Была в этих стихах какая-то пророческая сила, какое-то предчувствие грядущих перемен, тем более удивительные, что И. С. Аксаков только что пережил очередное цензурное гонение. Была конфискована рукопись второго тома подготовленного им "Московского сборника", в котором должен был увидеть свет и рассказ Тургенева "Муму". Вслед за этим было получено высочайшее повеление: "Ивана Аксакова, Константина Аксакова, Ивана Киреевского, Алексея Хомякова и кн. Черкасского обязать подпискою, чтобы все сочинения свои представляли отныне для цензуры не в Московский цензурный комитет, а вГлавное управление цензуры , в Петербург. Сверх того, Ивана Аксакова лишить на будущее время права быть редактором какого бы то ни было издания". Казалось бы, такие санкции кого угодно могли повергнуть в апатию и уныние! Но И. С. Аксакова они только укрепили в правоте своих воззрений.
- Пора, пора нам переходить от слов к делу! - говорил Аксаков Тургеневу. - Довольно мы сибаритствовали. Уже нет сил русскому человеку выносить такое общественное устройство, где надо солгать, чтобы сказать правду, надо поступить беззаконно, чтобы поступить справедливо, надо пройти всю процедуру обманов и мерзостей, чтобы добиться необходимого, законного!
Разговор завязался вокруг событий разгоравшейся восточной войны, которые тревожили тогда всю Россию: в июле русские войска вступили в дунайские княжества Молдавию и Валахию, а 4 октября Турция объявила войну России. Иван Сергеевич Аксаков убеждал Тургенева, что, несмотря на те виды, которые возлагает на эту войну правительство Николая I, объективно она имеет великий смысл.
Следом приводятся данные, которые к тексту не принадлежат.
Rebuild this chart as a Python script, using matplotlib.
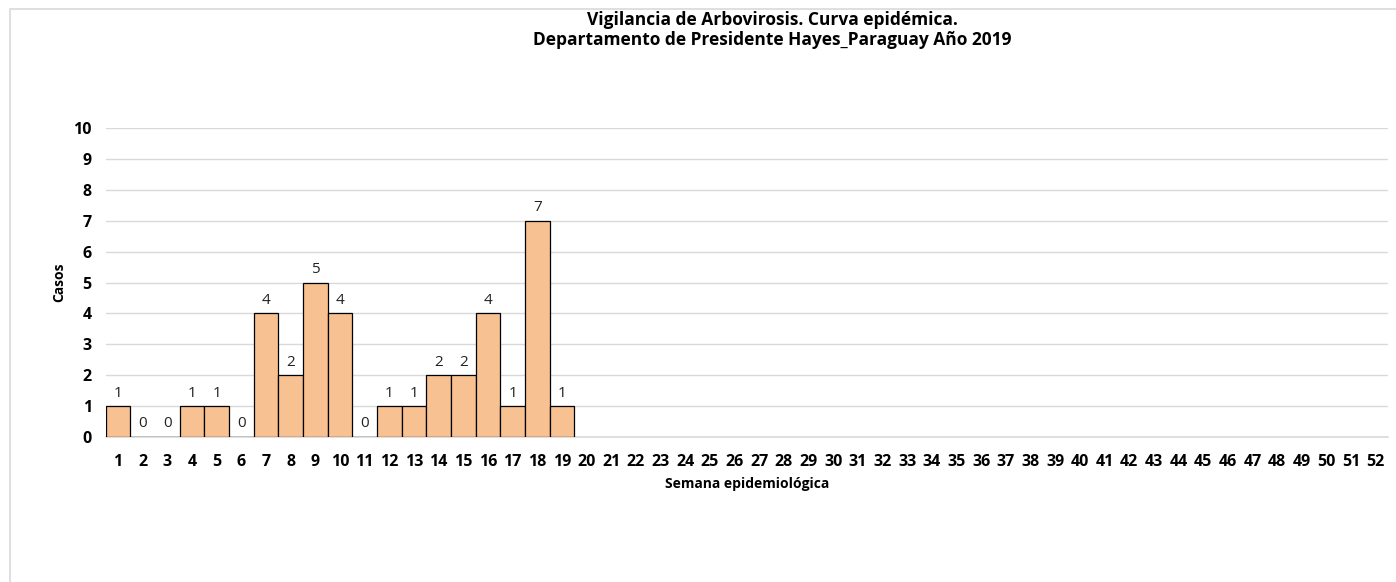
import matplotlib
matplotlib.use("Agg")
import matplotlib.pyplot as plt
from matplotlib.patches import Rectangle

plt.rcParams["font.family"] = ["Open Sans", "DejaVu Sans"]

weeks = list(range(1, 53))
cases = [1, 0, 0, 1, 1, 0, 4, 2, 5, 4, 0, 1, 1, 2, 2, 4, 1, 7, 1]
yticks = list(range(0, 11))

TITLE = "Vigilancia de Arbovirosis. Curva epidémica.\nDepartamento de Presidente Hayes_Paraguay Año 2019"
BAR_COLOR = "#F8C192"
GRID_COLOR = "#D9D9D9"

fig = plt.figure(figsize=(13.96, 5.82), dpi=100)
ax = fig.add_axes([0.0757, 0.2491, 0.9186, 0.531])

# chart frame (cropped at right and bottom)
fig.patches.append(Rectangle((10 / 1396, -0.1), 1.2, 1 - 9 / 582 + 0.1,
                             transform=fig.transFigure, fill=False,
                             edgecolor=GRID_COLOR, linewidth=1.2))

x = weeks[:len(cases)]
bars = ax.bar(x, cases, width=1.0, color=BAR_COLOR, edgecolor="black",
              linewidth=0.9, zorder=3)

for xi, v in zip(x, cases):
    ax.annotate(str(v), (xi, v), xytext=(0, 4),
                textcoords="offset points", ha="center", va="bottom",
                fontsize=11, color="#222222")

ax.set_xlim(0.5, 52.5)
ax.set_ylim(0, 10)
ax.set_xticks(weeks)
ax.set_xticklabels([str(w) for w in weeks], fontweight="bold", fontsize=11.5)
ax.set_yticks(yticks)
ax.set_yticklabels([str(t) for t in yticks], fontweight="bold", fontsize=11.5)
ax.tick_params(axis="x", length=0, pad=12)
ax.tick_params(axis="y", length=0, pad=10)

ax.grid(axis="y", color=GRID_COLOR, linewidth=1, zorder=0)
for s in ["top", "right", "left"]:
    ax.spines[s].set_visible(False)
ax.spines["bottom"].set_color(GRID_COLOR)
ax.spines["bottom"].set_linewidth(1.2)

ax.set_xlabel("Semana epidemiológica", fontweight="bold", fontsize=10, labelpad=5)
ax.set_ylabel("Casos", fontweight="bold", fontsize=10, labelpad=5)

fig.text(772 / 1396, 0.981, TITLE, ha="center", va="top", fontsize=12.5,
         fontweight="bold", linespacing=1.15)

fig.savefig("out.png", dpi=100)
Россия призвана быть освободительницей балканских славян, своих братьев по крови и культуре, от многовекового турецкого ига, так и не сумевшего подавить в наших родичах гордого стремления к свободе, национальной независимости. Но в разговоре с А. С. Тимашевым, возражая, что у нас плохое вооружение, Николай I решительно объявил, что у него численность войск будет такая, что он постоянно будет сильнее врагов, и поэтому нечего бояться. Не слишком ли это самонадеянно и бесчеловечно с его стороны? Турцию Англия и Франция снабжают современными нарезными штуцерами, дальнобойной артиллерией. А мы уповаем на численность войск?!
Нас ожидает страшная борьба! На их стороне искусство, наука, все материальные средства; на нашей - только правота дела и личное мужество войск; остального ничего нет!